What good is a VP anyway? The five ps about the V.P. - policy, process, politics, the Presidency, and my PhD

Wednesday, May 16, 2012

In Politico on Romney's Possible Running Mates

The Politico Arena today asked: Who should Romney tap for understudy?

Although I had many other things to do today, I couldn't resist responding. However, I suggest a few names, but only as meeting certain general qualifications - not as an endorsement or bet on the VP sweepstakes. Frankly, I don't know what choice would maximize Romney's electoral chances. Instead I talk about the characteristics Romney might seek in a VP as partner. Despite his background as scion of a prominent family, and his high recognition having spent the past six years campaigning nationally, Romney is a Washington DC outsider. Outsider Presidents (who have dominated since 1976) have often had trouble navigating the complex shoals of DC politics. State governorships are certainly challenging jobs - but they are not the Presidency. (Senators have their own problems in the White House.) Romney needs someone who can help him on that front. My answer follows:
There are two sides to the equation of vice presidential selection. The first of course is who can help the nominee win the election. The second question is who will be most helpful at governing I have little to add to the first point (not that this has ever stopped me before), but some knowledge of the second question (I am writing a PhD thesis on the Evolving National Security Role of the Vice Presidency.)

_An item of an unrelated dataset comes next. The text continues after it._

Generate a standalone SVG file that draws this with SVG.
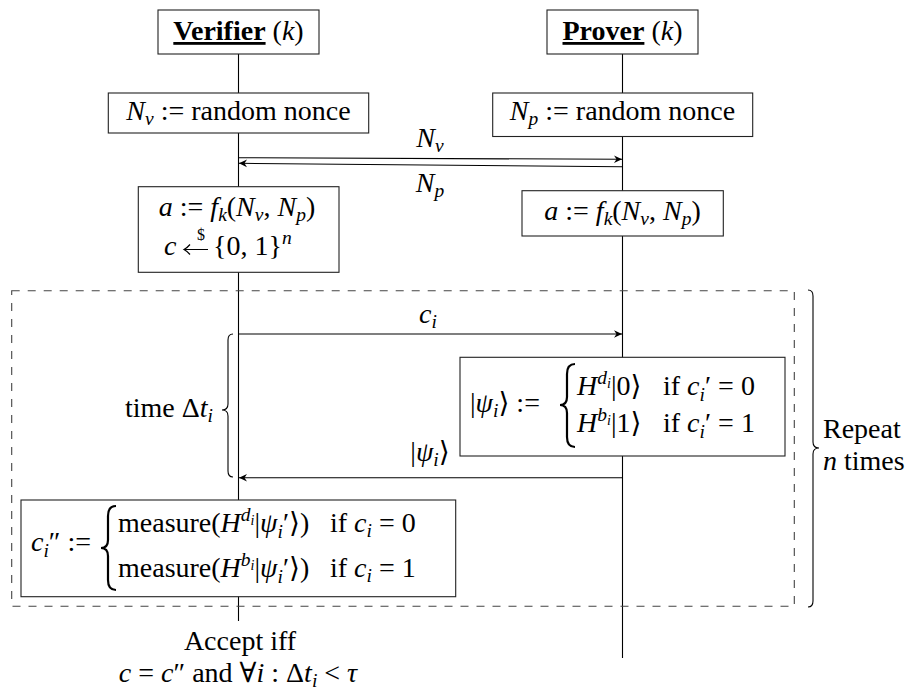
<svg xmlns="http://www.w3.org/2000/svg" width="922" height="692" viewBox="0 0 922 692" font-family="'Liberation Serif', 'DejaVu Serif', serif">
<style>
.t{font-family:'Liberation Serif','DejaVu Serif',serif;font-size:28px;fill:#000}
.i{font-style:italic}
.b{font-weight:bold}
.s{font-size:19.5px}
.ss{font-size:14px}
.box{fill:#fff;stroke:#222;stroke-width:1.1}
.life{stroke:#000;stroke-width:1.1;fill:none}
.msg{stroke:#000;stroke-width:1.1;fill:none;marker-end:url(#arr)}
.brace{fill:none;stroke:#000;stroke-width:1.1}
.cbrace{fill:none;stroke:#000;stroke-width:2.2}
.loop{fill:none;stroke:#444;stroke-width:1.1;stroke-dasharray:8 8}
</style>
<defs>
<marker id="arr" markerUnits="userSpaceOnUse" markerWidth="12" markerHeight="10" viewBox="-9 -5 10 10" refX="0" refY="0" orient="auto">
<path d="M0,0 L-8,-3.8 L-5.5,0 L-8,3.8 Z" fill="#000"/>
</marker>
</defs>
<rect width="922" height="692" fill="#fff"/>

<g id="connectors">
<line class="life" x1="238.5" y1="54" x2="238.5" y2="621"/>
<line class="life" x1="622.5" y1="54" x2="622.5" y2="658"/>
<line class="msg" x1="238.5" y1="157.7" x2="622" y2="159.3"/>
<line class="msg" x1="622.5" y1="166.7" x2="239" y2="163.3"/>
<line class="msg" x1="238.5" y1="334" x2="622" y2="334"/>
<line class="msg" x1="622.5" y1="477.7" x2="239" y2="477.7"/>
</g>

<g id="labels">
<text class="t" x="430" y="147" text-anchor="middle"><tspan class="i">N</tspan><tspan class="i s" dy="5">v</tspan></text>
<text class="t" x="430" y="192" text-anchor="middle"><tspan class="i">N</tspan><tspan class="i s" dy="5">p</tspan></text>
<text class="t" x="428" y="323" text-anchor="middle"><tspan class="i">c</tspan><tspan class="i s" dy="5">i</tspan></text>
<text class="t" x="430" y="461" text-anchor="middle">|<tspan class="i">ψ</tspan><tspan class="i s" dy="5">i</tspan><tspan dy="-5">⟩</tspan></text>
</g>

<g id="loop">
<rect class="loop" x="11.7" y="290.7" width="782.6" height="315.6"/>
</g>

<g id="verifier">
<rect class="box" x="158" y="10" width="161" height="44"/>
<text class="t" x="238.5" y="40" text-anchor="middle"><tspan class="b" text-decoration="underline">Verifier</tspan> (<tspan class="i">k</tspan>)</text>
</g>
<g id="prover">
<rect class="box" x="547" y="10" width="151" height="44"/>
<text class="t" x="622.5" y="40" text-anchor="middle"><tspan class="b" text-decoration="underline">Prover</tspan> (<tspan class="i">k</tspan>)</text>
</g>

<g id="nv">
<rect class="box" x="108.3" y="93" width="260.4" height="40"/>
<text class="t" x="238.5" y="120" text-anchor="middle"><tspan class="i">N</tspan><tspan class="i s" dy="5">v</tspan><tspan dy="-5"> := random nonce</tspan></text>
</g>
<g id="np">
<rect class="box" x="492.7" y="93" width="260" height="43.5"/>
<text class="t" x="622.5" y="120" text-anchor="middle"><tspan class="i">N</tspan><tspan class="i s" dy="5">p</tspan><tspan dy="-5"> := random nonce</tspan></text>
</g>

<g id="va">
<rect class="box" x="138.3" y="186.7" width="200.7" height="85.6"/>
<text class="t" x="237" y="216" text-anchor="middle"><tspan class="i">a</tspan> := <tspan class="i">f</tspan><tspan class="i s" dy="5">k</tspan><tspan dy="-5">(</tspan><tspan class="i">N</tspan><tspan class="i s" dy="5">v</tspan><tspan dy="-5">, </tspan><tspan class="i">N</tspan><tspan class="i s" dy="5">p</tspan><tspan dy="-5">)</tspan></text>
<text class="t i" x="164" y="255">c</text>
<path d="M208,249.5 L185,249.5 M190,244.5 Q187,248 184,249.5 Q187,251 190,254.5" fill="none" stroke="#000" stroke-width="1.2"/>
<text class="t" x="201" y="240" text-anchor="middle" style="font-size:16px">$</text>
<text class="t" y="255"><tspan x="213">{0, 1}</tspan><tspan class="i s" dy="-11">n</tspan></text>
</g>
<g id="pa">
<rect class="box" x="522" y="190.7" width="201.3" height="45.3"/>
<text class="t" x="622.5" y="220" text-anchor="middle"><tspan class="i">a</tspan> := <tspan class="i">f</tspan><tspan class="i s" dy="5">k</tspan><tspan dy="-5">(</tspan><tspan class="i">N</tspan><tspan class="i s" dy="5">v</tspan><tspan dy="-5">, </tspan><tspan class="i">N</tspan><tspan class="i s" dy="5">p</tspan><tspan dy="-5">)</tspan></text>
</g>

<g id="time">
<path class="brace" d="M233,334 Q228,334 228,340 L228,404 Q228,410 222,410 Q228,410 228,416 L228,471 Q228,477 233,477"/>
<text class="t" x="213" y="417" text-anchor="end">time Δ<tspan class="i">t</tspan><tspan class="i s" dy="5">i</tspan></text>
</g>

<g id="psi">
<rect class="box" x="460" y="357.3" width="325" height="98.7"/>
<text class="t" x="470" y="412">|<tspan class="i">ψ</tspan><tspan class="i s" dy="5">i</tspan><tspan dy="-5">⟩ :=</tspan></text>
<path class="cbrace" d="M575,364 Q567,364 567,374 L567,397 Q567,405 560,405 Q567,405 567,413 L567,437 Q567,447 575,447"/>
<text class="t" x="577" y="395"><tspan class="i">H</tspan><tspan class="i s" dy="-11">d</tspan><tspan class="i ss" dy="4">i</tspan><tspan dy="7">|0⟩</tspan></text>
<text class="t" x="663" y="395">if <tspan class="i">c</tspan><tspan class="i s" dy="6">i</tspan><tspan dy="-6">′ = 0</tspan></text>
<text class="t" x="577" y="432"><tspan class="i">H</tspan><tspan class="i s" dy="-11">b</tspan><tspan class="i ss" dy="4">i</tspan><tspan dy="7">|1⟩</tspan></text>
<text class="t" x="663" y="432">if <tspan class="i">c</tspan><tspan class="i s" dy="6">i</tspan><tspan dy="-6">′ = 1</tspan></text>
</g>

<g id="measure">
<rect class="box" x="21" y="500" width="434.7" height="96.7"/>
<text class="t" x="31" y="551"><tspan class="i">c</tspan><tspan class="i s" dy="6">i</tspan><tspan dy="-6">″ :=</tspan></text>
<path class="cbrace" d="M116,506 Q108,506 108,516 L108,540 Q108,548 101,548 Q108,548 108,556 L108,580 Q108,590 116,590"/>
<text class="t" x="118" y="532">measure(<tspan class="i">H</tspan><tspan class="i s" dy="-11">d</tspan><tspan class="i ss" dy="4">i</tspan><tspan dy="7">|</tspan><tspan class="i">ψ</tspan><tspan class="i s" dy="6">i</tspan><tspan dy="-6">′⟩)</tspan></text>
<text class="t" x="330" y="532">if <tspan class="i">c</tspan><tspan class="i s" dy="5">i</tspan><tspan dy="-5"> = 0</tspan></text>
<text class="t" x="118" y="577">measure(<tspan class="i">H</tspan><tspan class="i s" dy="-11">b</tspan><tspan class="i ss" dy="4">i</tspan><tspan dy="7">|</tspan><tspan class="i">ψ</tspan><tspan class="i s" dy="6">i</tspan><tspan dy="-6">′⟩)</tspan></text>
<text class="t" x="330" y="577">if <tspan class="i">c</tspan><tspan class="i s" dy="5">i</tspan><tspan dy="-5"> = 1</tspan></text>
</g>

<g id="repeat">
<path class="brace" d="M808,290 Q813,290 813,296 L813,442 Q813,448 819,448 Q813,448 813,454 L813,601 Q813,607 808,607"/>
<text class="t" x="823" y="438">Repeat</text>
<text class="t" x="823" y="470"><tspan class="i">n</tspan> times</text>
</g>

<g id="accept">
<text class="t" x="240" y="650" text-anchor="middle">Accept iff</text>
<text class="t" x="238" y="682" text-anchor="middle"><tspan class="i">c</tspan> = <tspan class="i">c</tspan>″ and ∀<tspan class="i">i</tspan> : Δ<tspan class="i">t</tspan><tspan class="i s" dy="5">i</tspan><tspan dy="-5"> &lt; </tspan><tspan class="i">τ</tspan></text>
</g>
</svg>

Years ago, at a computer science conference, I attended a lecture on entrepreneurship and one of the key points was that in choosing a partner, the entrepreneur should select someone that they won't mind being in trouble with for the next 5-10 years. The same advice goes for selecting the vice president. Unlike cabinet officers and White House staffers, vice presidents can't be fired. They can be ignored, but that is inefficient. The vice presidency is an excellent opportunity to bring a skilled high-level advisor into the White House.

The primary visible role of the vice president is as a messenger. This is not meant as a denigration of the vice presidency. Communicating the administration's position in public and in private to domestic and international audiences and constituencies is very important and will be a tremendous asset to the President. During the Iran hostage crisis, Vice President Mondale took on campaign tasks. Vice President Bush delivered a crucial message on human rights to El Salvador's leaders and on the Reagan administration's nuclear strategy to European publics and leaders. Vice President Gore played a critical role ensuring the passage of NAFTA by destroying Perot in a public debate and helped reassure Russia's leadership through the Gore-Chernomyrdin Commission.

But this is only the public role, and presumably any experienced politician should be able to fulfill this role capably.

Since the Carter administration, vice presidents have had an office in the West Wing, along with regular access to White House meetings, and the president. The vice president is thus well-positioned to be a leading advisor. While presidents have no shortage of advisors, these advisors are rarely experienced elected officials of national standing in their own right. Such an official is unlikely to take a White House staff position and when they take a cabinet position they become mired in the interests of their department. As Charles Dawes - a marginalized vice president - once observed, "Cabinet secretaries are vice presidents in charge of spending, and as such are the natural enemies of the president."

As a fellow senior elected official and decision-maker the vice president is position to provide a unique perspective to the President. With that in mind, the question becomes what kinds of skills and perspectives does Romney believe will best augment his own strengths and weaknesses?

Romney, has touted the importance of executive experience. But one area where Romney's own resume is lacking is Washington experience. Although inside-the-beltway has become a pejorative term, Washington is a unique environment that will prove challenging to a newcomer (even a president.) Jimmy Carter famously chose Walter Mondale precisely for his Washington experience. There is little to praise about the Carter presidency, but that administration's president-vice president relationship did establish a useful model. Carter, an engineer by training, sought the ideal solutions to problems without regard to the politics of the issue. Mondale attempted to act as the President's political radar and inject that perspective into the decision-making process.

Romney may look at the pool of individuals who have both executive, Washington, and electoral experience. This list is not meant to be comprehensive, but a few possibilities include former Senator and current Kansas Gov. Sam Brownback, former OMB chief and current governor Mitch Daniels, and former OMB chief and current Sen. Rob Portman. Bobby Jindal, a governor and a former congressman also fits that description. One interesting caveat on that point is the age gap. In recent years, younger vice presidents have not been central advisors to older presidents. Nixon, while valued by Eisenhower was not a key advisor and Quayle was not a member of Bush Senior's inner circle of advisors (although he was generally believed to be a member of the outer circle of the top eight advisors.)